===== DATA
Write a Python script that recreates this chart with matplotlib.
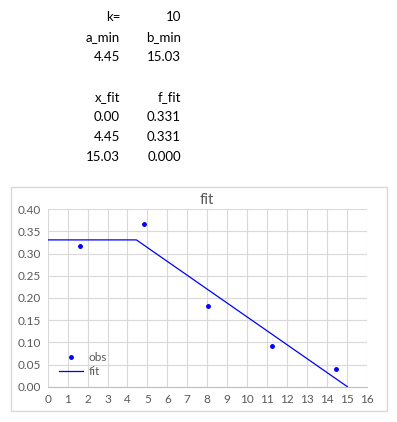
import matplotlib.pyplot as plt
from matplotlib.patches import Rectangle

# table values shown above the chart
k = 10
a_min = 4.45
b_min = 15.03
x_fit = [0.00, 4.45, 15.03]
f_fit = [0.331, 0.331, 0.000]

# observed points
x_obs = [1.62, 4.83, 8.04, 11.26, 14.47]
y_obs = [0.318, 0.367, 0.183, 0.092, 0.041]

plt.rcParams['font.family'] = ['Lato', 'DejaVu Sans']
txt = '#000000'
grey = '#595959'

fig = plt.figure(figsize=(3.97, 4.22), dpi=100)

# spreadsheet cells
col1, col2 = 120 / 397, 181 / 397
rows = [
    (17, 'k=', str(k)),
    (37, 'a_min', 'b_min'),
    (57, '%.2f' % a_min, '%.2f' % b_min),
    (97, 'x_fit', 'f_fit'),
]
for i in range(len(x_fit)):
    rows.append((117 + 20 * i, '%.2f' % x_fit[i], '%.3f' % f_fit[i]))
for yp, a, b in rows:
    y = 1 - yp / 422
    fig.text(col1, y, a, ha='right', va='center', fontsize=9.5, color=txt)
    fig.text(col2, y, b, ha='right', va='center', fontsize=9.5, color=txt)

# chart border
fig.patches.append(Rectangle((11 / 397, 1 - 411 / 422), 376 / 397, 224.3 / 422,
                             transform=fig.transFigure, fill=False,
                             edgecolor='#d9d9d9', linewidth=1))

ax = fig.add_axes([47.7 / 397, 1 - 386.7 / 422, 319 / 397, 177.4 / 422])
ax.plot(x_obs, y_obs, 'o', color='#0000ff', markersize=2.5, label='obs')
ax.plot(x_fit, f_fit, '-', color='#0000ff', linewidth=0.9, label='fit')
ax.set_xlim(0, 16)
ax.set_ylim(0, 0.40)
ax.set_xticks(range(0, 17))
ax.set_yticks([i * 0.05 for i in range(9)])
ax.set_yticklabels(['%.2f' % (i * 0.05) for i in range(9)])
ax.grid(True, color='#d9d9d9', linewidth=0.8)
ax.set_axisbelow(True)
for s in ax.spines.values():
    s.set_visible(False)
ax.spines['bottom'].set_visible(True)
ax.spines['bottom'].set_color('#bfbfbf')
ax.tick_params(length=0, labelsize=8.5, colors=grey, pad=5)
ax.set_title('fit', fontsize=11, color=grey, pad=4)
ax.legend(loc='lower left', bbox_to_anchor=(0.01, 0.01), frameon=False,
          fontsize=8.5, labelcolor=grey, handlelength=2.0, handletextpad=0.5,
          borderpad=0.2, labelspacing=0.2)

fig.savefig('out.png', dpi=100)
==========
- _PROMPT_:
Begin at the first line of the material and copy each line exactly through the one containing "y_obs = [0.318, 0.367, 0.183, 0.092, 0.041]". Omit pictures.

- _FINISHED ANSWER_:
Write a Python script that recreates this chart with matplotlib.
import matplotlib.pyplot as plt
from matplotlib.patches import Rectangle

# table values shown above the chart
k = 10
a_min = 4.45
b_min = 15.03
x_fit = [0.00, 4.45, 15.03]
f_fit = [0.331, 0.331, 0.000]

# observed points
x_obs = [1.62, 4.83, 8.04, 11.26, 14.47]
y_obs = [0.318, 0.367, 0.183, 0.092, 0.041]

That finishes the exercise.